Bei diesem Wettbewerb kann jeder mitmachen - professionelle Fotografen und Amateure, Journalisten, Hausfrauen und Kunststudenten. Die eingereichten Fotos sind entsprechend vielfältig. Sie zeigen lächelnde Gesichter, zerstörte Städte und Gebirgsketten; Menschen beim Gebet, bei der Arbeit, beim Feiern. Die Organisatoren des Wettbewerbs haben Kategorien geschaffen, um die Bilder überhaupt bewerten zu können.
"Man kann Fotos einer schönen Landschaft nicht mit Bildern zur Ebolakrise vergleichen. Im Profibereich unterscheiden wir zwischen Themen wie Architektur, Kunst und Politik. Bei den Amateurfotos sind die Kriterien etwas offener. Viele Leute nehmen Landschaften auf oder Freunde beim Sport. Man kann, wenn man Glück hat, sogar mit einem eingereichten Familienfoto gewinnen", sagt Scott Gray, der Leiter der World Photography Organization, der den Wettbewerb vor acht Jahren ins Leben gerufen hat.
"Wir hatten damals das Gefühl, dass sich das Medium verändert. Überall auf der Welt machen Menschen Fotos und viele haben Talent. Doch gerade weil es so viele Fotos gibt, ist es schwer, sich Aufmerksamkeit zu verschaffen. Diesen Leuten wollen wir eine Chance geben, entdeckt zu werden."
Und die ersten Erfolgsgeschichten gibt es schon. Gewinner des Wettbewerbs haben Stipendien erhalten oder wurden bei Fotoagenturen unter Vertrag genommen. Scott Gray erzählt von einem Zwölfjährigen aus New York, der im vorigen Jahr mit einer Landschaftsaufnahme auf die Shortlist der besten 50 Bilder kam.
"Sein Erfolg wurde in der Schule bekannt gegeben, worüber er sich wirklich sehr gefreut hat. Jetzt hat er einen Fotokurs belegt, und in seiner Stadtteilbibliothek wird eine Ausstellung seiner Bilder vorbereitet. So etwas finden wir toll. Wir wollen Menschen anregen, sich mit dem Medium Fotografie auseinanderzusetzen."
Das Gewinnerfoto des Jahres 2015 stammt jedoch von einem Profifotografen.
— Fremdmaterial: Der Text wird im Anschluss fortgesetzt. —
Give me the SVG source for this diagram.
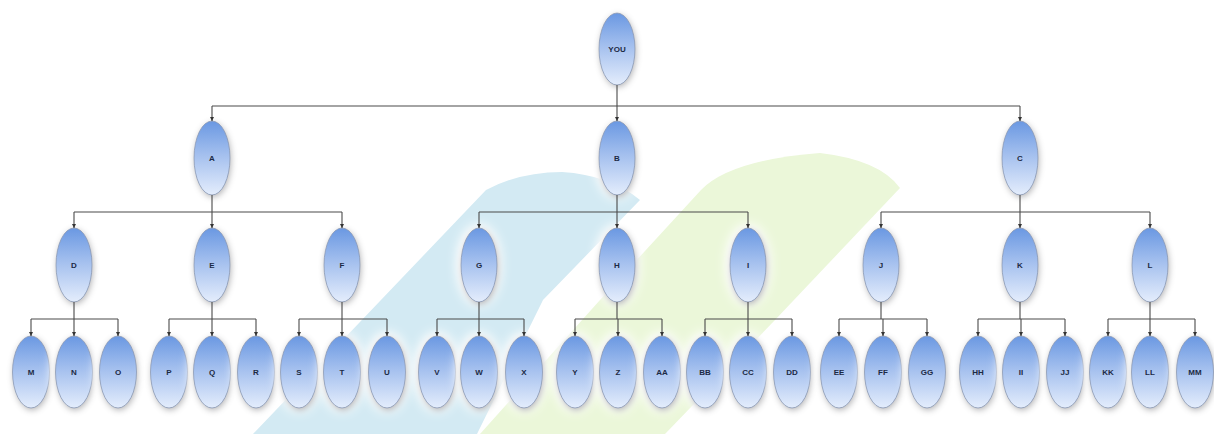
<svg xmlns="http://www.w3.org/2000/svg" width="1214" height="434" viewBox="0 0 1214 434">
<style>
  .nd ellipse { fill: url(#ng); stroke: #8797b4; stroke-width: 0.8; filter: url(#sh); }
  .nd text { font-family: "Liberation Sans", Arial, sans-serif; font-weight: bold; font-size: 8px; fill: #1c2a44; text-anchor: middle; dominant-baseline: central; }
  .cn path { fill: none; stroke: #4a4a4a; stroke-width: 1.1; }
  .cn .ar { marker-end: url(#ah); }
</style>
<defs>
  <linearGradient id="ng" x1="0" y1="0" x2="0" y2="1">
    <stop offset="0" stop-color="#6a98e2"/>
    <stop offset="0.45" stop-color="#a3bfee"/>
    <stop offset="1" stop-color="#e4edfc"/>
  </linearGradient>
  <filter id="sh" x="-80%" y="-40%" width="260%" height="180%">
    <feGaussianBlur in="SourceAlpha" stdDeviation="7" result="b1"/>
    <feComponentTransfer in="b1" result="b1a"><feFuncA type="linear" slope="2.2"/></feComponentTransfer>
    <feFlood flood-color="#ffffff"/>
    <feComposite in2="b1a" operator="in" result="glow"/>
    <feGaussianBlur in="SourceAlpha" stdDeviation="3" result="b2"/>
    <feOffset in="b2" dx="1" dy="1.5" result="o"/>
    <feFlood flood-color="#4a4a55" flood-opacity="0.6"/>
    <feComposite in2="o" operator="in" result="shadow"/>
    <feMerge><feMergeNode in="glow"/><feMergeNode in="shadow"/><feMergeNode in="SourceGraphic"/></feMerge>
  </filter>
  <marker id="ah" viewBox="0 0 6 6" refX="6" refY="3" markerWidth="4" markerHeight="4" orient="auto">
    <path d="M0,0 L6,3 L0,6 z" fill="#333"/>
  </marker>
</defs>
<rect width="1214" height="434" fill="#ffffff"/>
<g id="watermark">
  <path d="M253,434 L486,190 Q520,172 562,172 Q610,175 640,200 L543,300 L477,434 Z" fill="#d3eaf3"/>
  <path d="M480,434 L600,300 L701,190 Q730,160 820,153 Q880,160 900,188 L775,320 L665,434 Z" fill="#ebf7d9"/>
</g>
<g id="nodes">
  <g id="n-YOU" class="nd"><ellipse cx="617" cy="49" rx="18" ry="36"/><text x="617" y="49">YOU</text></g>
  <g id="n-A" class="nd"><ellipse cx="212" cy="158" rx="18" ry="37"/><text x="212" y="158">A</text></g>
  <g id="n-B" class="nd"><ellipse cx="617" cy="158" rx="18" ry="37"/><text x="617" y="158">B</text></g>
  <g id="n-C" class="nd"><ellipse cx="1020" cy="158" rx="18" ry="37"/><text x="1020" y="158">C</text></g>
  <g id="n-D" class="nd"><ellipse cx="74" cy="265" rx="18" ry="37"/><text x="74" y="265">D</text></g>
  <g id="n-E" class="nd"><ellipse cx="212" cy="265" rx="18" ry="37"/><text x="212" y="265">E</text></g>
  <g id="n-F" class="nd"><ellipse cx="342" cy="265" rx="18" ry="37"/><text x="342" y="265">F</text></g>
  <g id="n-G" class="nd"><ellipse cx="479" cy="265" rx="18" ry="37"/><text x="479" y="265">G</text></g>
  <g id="n-H" class="nd"><ellipse cx="617" cy="265" rx="18" ry="37"/><text x="617" y="265">H</text></g>
  <g id="n-I" class="nd"><ellipse cx="748" cy="265" rx="18" ry="37"/><text x="748" y="265">I</text></g>
  <g id="n-J" class="nd"><ellipse cx="881" cy="265" rx="18" ry="37"/><text x="881" y="265">J</text></g>
  <g id="n-K" class="nd"><ellipse cx="1020" cy="265" rx="18" ry="37"/><text x="1020" y="265">K</text></g>
  <g id="n-L" class="nd"><ellipse cx="1150" cy="265" rx="18" ry="37"/><text x="1150" y="265">L</text></g>
  <g id="n-M" class="nd"><ellipse cx="31" cy="372" rx="18.5" ry="36"/><text x="31" y="372">M</text></g>
  <g id="n-N" class="nd"><ellipse cx="74" cy="372" rx="18.5" ry="36"/><text x="74" y="372">N</text></g>
  <g id="n-O" class="nd"><ellipse cx="118" cy="372" rx="18.5" ry="36"/><text x="118" y="372">O</text></g>
  <g id="n-P" class="nd"><ellipse cx="169" cy="372" rx="18.5" ry="36"/><text x="169" y="372">P</text></g>
  <g id="n-Q" class="nd"><ellipse cx="212" cy="372" rx="18.5" ry="36"/><text x="212" y="372">Q</text></g>
  <g id="n-R" class="nd"><ellipse cx="256" cy="372" rx="18.5" ry="36"/><text x="256" y="372">R</text></g>
  <g id="n-S" class="nd"><ellipse cx="299" cy="372" rx="18.5" ry="36"/><text x="299" y="372">S</text></g>
  <g id="n-T" class="nd"><ellipse cx="342" cy="372" rx="18.5" ry="36"/><text x="342" y="372">T</text></g>
  <g id="n-U" class="nd"><ellipse cx="387" cy="372" rx="18.5" ry="36"/><text x="387" y="372">U</text></g>
  <g id="n-V" class="nd"><ellipse cx="437" cy="372" rx="18.5" ry="36"/><text x="437" y="372">V</text></g>
  <g id="n-W" class="nd"><ellipse cx="479" cy="372" rx="18.5" ry="36"/><text x="479" y="372">W</text></g>
  <g id="n-X" class="nd"><ellipse cx="524" cy="372" rx="18.5" ry="36"/><text x="524" y="372">X</text></g>
  <g id="n-Y" class="nd"><ellipse cx="575" cy="372" rx="18.5" ry="36"/><text x="575" y="372">Y</text></g>
  <g id="n-Z" class="nd"><ellipse cx="618" cy="372" rx="18.5" ry="36"/><text x="618" y="372">Z</text></g>
  <g id="n-AA" class="nd"><ellipse cx="662" cy="372" rx="18.5" ry="36"/><text x="662" y="372">AA</text></g>
  <g id="n-BB" class="nd"><ellipse cx="705" cy="372" rx="18.5" ry="36"/><text x="705" y="372">BB</text></g>
  <g id="n-CC" class="nd"><ellipse cx="748" cy="372" rx="18.5" ry="36"/><text x="748" y="372">CC</text></g>
  <g id="n-DD" class="nd"><ellipse cx="792" cy="372" rx="18.5" ry="36"/><text x="792" y="372">DD</text></g>
  <g id="n-EE" class="nd"><ellipse cx="839" cy="372" rx="18.5" ry="36"/><text x="839" y="372">EE</text></g>
  <g id="n-FF" class="nd"><ellipse cx="883" cy="372" rx="18.5" ry="36"/><text x="883" y="372">FF</text></g>
  <g id="n-GG" class="nd"><ellipse cx="927" cy="372" rx="18.5" ry="36"/><text x="927" y="372">GG</text></g>
  <g id="n-HH" class="nd"><ellipse cx="978" cy="372" rx="18.5" ry="36"/><text x="978" y="372">HH</text></g>
  <g id="n-II" class="nd"><ellipse cx="1021" cy="372" rx="18.5" ry="36"/><text x="1021" y="372">II</text></g>
  <g id="n-JJ" class="nd"><ellipse cx="1065" cy="372" rx="18.5" ry="36"/><text x="1065" y="372">JJ</text></g>
  <g id="n-KK" class="nd"><ellipse cx="1108" cy="372" rx="18.5" ry="36"/><text x="1108" y="372">KK</text></g>
  <g id="n-LL" class="nd"><ellipse cx="1150" cy="372" rx="18.5" ry="36"/><text x="1150" y="372">LL</text></g>
  <g id="n-MM" class="nd"><ellipse cx="1195" cy="372" rx="18.5" ry="36"/><text x="1195" y="372">MM</text></g>
</g>
<g id="connectors" class="cn">
  <path d="M617,85 V106 M212,106 H1020"/>
  <path class="ar" d="M212,106 V121"/><path class="ar" d="M617,106 V121"/><path class="ar" d="M1020,106 V121"/>

  <path d="M212,195 V212 M74,212 H342"/>
  <path class="ar" d="M74,212 V228"/><path class="ar" d="M212,212 V228"/><path class="ar" d="M342,212 V228"/>
  <path d="M617,195 V212 M479,212 H748"/>
  <path class="ar" d="M479,212 V228"/><path class="ar" d="M617,212 V228"/><path class="ar" d="M748,212 V228"/>
  <path d="M1020,195 V212 M881,212 H1150"/>
  <path class="ar" d="M881,212 V228"/><path class="ar" d="M1020,212 V228"/><path class="ar" d="M1150,212 V228"/>

  <path d="M74,302 V319 M31,319 H118"/>
  <path class="ar" d="M31,319 V336"/><path class="ar" d="M74,319 V336"/><path class="ar" d="M118,319 V336"/>
  <path d="M212,302 V319 M169,319 H256"/>
  <path class="ar" d="M169,319 V336"/><path class="ar" d="M212,319 V336"/><path class="ar" d="M256,319 V336"/>
  <path d="M342,302 V319 M299,319 H387"/>
  <path class="ar" d="M299,319 V336"/><path class="ar" d="M342,319 V336"/><path class="ar" d="M387,319 V336"/>
  <path d="M479,302 V319 M437,319 H524"/>
  <path class="ar" d="M437,319 V336"/><path class="ar" d="M479,319 V336"/><path class="ar" d="M524,319 V336"/>
  <path d="M617,302 V319 M575,319 H662"/>
  <path class="ar" d="M575,319 V336"/><path class="ar" d="M618,319 V336"/><path class="ar" d="M662,319 V336"/>
  <path d="M748,302 V319 M705,319 H792"/>
  <path class="ar" d="M705,319 V336"/><path class="ar" d="M748,319 V336"/><path class="ar" d="M792,319 V336"/>
  <path d="M881,302 V319 M839,319 H927"/>
  <path class="ar" d="M839,319 V336"/><path class="ar" d="M883,319 V336"/><path class="ar" d="M927,319 V336"/>
  <path d="M1020,302 V319 M978,319 H1065"/>
  <path class="ar" d="M978,319 V336"/><path class="ar" d="M1021,319 V336"/><path class="ar" d="M1065,319 V336"/>
  <path d="M1150,302 V319 M1108,319 H1195"/>
  <path class="ar" d="M1108,319 V336"/><path class="ar" d="M1150,319 V336"/><path class="ar" d="M1195,319 V336"/>
</g>
</svg>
John Moore hat in Liberia die Folgen der Ebola-Epidemie dokumentiert. Sein Bild zeigt einen Toten, der ausgestreckt auf dem Boden eines leeren Klassenzimmers liegt. Eine trauernde Frau steht daneben.
"Es gibt immer sehr viele Bilder aus Krisengebieten - und viele wirken sehr brutal. Doch darum geht es uns nicht. Ich sage immer: Es ist leicht zu schockieren, aber schwer, Schönheit einzufangen. Natürlich will ich nicht sagen, dass John Moores Fotos zur Ebola-Krise schön sind, aber er geht mit einer großen Sensibilität an das Thema heran."
Die Menschen, die Moore fotografiert, behalten ihre Würde. Leid und Trauer werden nicht ausgeblendet, aber auch nicht überhöht.
Das Überraschendste am Sony World Photography Award ist, wie viele Bilder mit positiven Botschaften zu sehen sind. Porträts lächelnder Kinder, farbige Häuserfassaden in indischen Slums, ein Mönch in Myanmar, der im Schein einer kleinen Lampe auf einem goldenen Stuhl sitzt und meditiert. Wer erfahren will, worum es dem Fotografen geht, muss die beigefügte Texttafel lesen. In vielen Regionen Myanmars gibt es keinen elektrischen Strom. Der Mönch hat eine Solarzelle an seinem Stuhl angebracht, um nachts etwas Licht zu haben.
"Das ist, was mir so gut gefällt: Oberflächlich betrachtet, sind das einfach nur schöne Fotos, die man sich in sein Wohnzimmer hängen kann, aber wenn man ein bisschen darüber nachdenkt merkt man, in dieser Geschichte steckt viel drin. Es geht darum, Licht in eine dunkle, von der Regierung vernachlässigte Gegend zu bringen. Die Regierung hat die Region vernachlässigt. Der Fotograf hat nicht nur ein schönes Bild gemacht, er erzählt auch eine Geschichte."
Eine Besonderheit der Ausstellung ist auch, dass man die meisten der gezeigten Bilder kaufen kann. Wer ein Smartphone mit NFC-Funktion besitzt, kann es an die Texttafeln neben den betreffenden Fotos halten und erhält eine Verbindung zum Online-Shop. Dort werden die Bilder in hoher Qualität ausgedruckt und verschickt.
"Wenn man Fotos für 30 oder 40 Euro verkauft, unterscheidet sich das nicht so sehr von den Preisen, die im Laden für ein Poster verlangt werden. Doch das ändert nichts am Kunstanspruch der Fotografen. Wir verkaufen die Bilder, weil alle davon profitieren - die Künstler, die noch ganz am Anfang ihrer Karriere stehen und die Käufer, die Fotografien bekommen, die man sich ein Leben lang in die Wohnung hängen kann."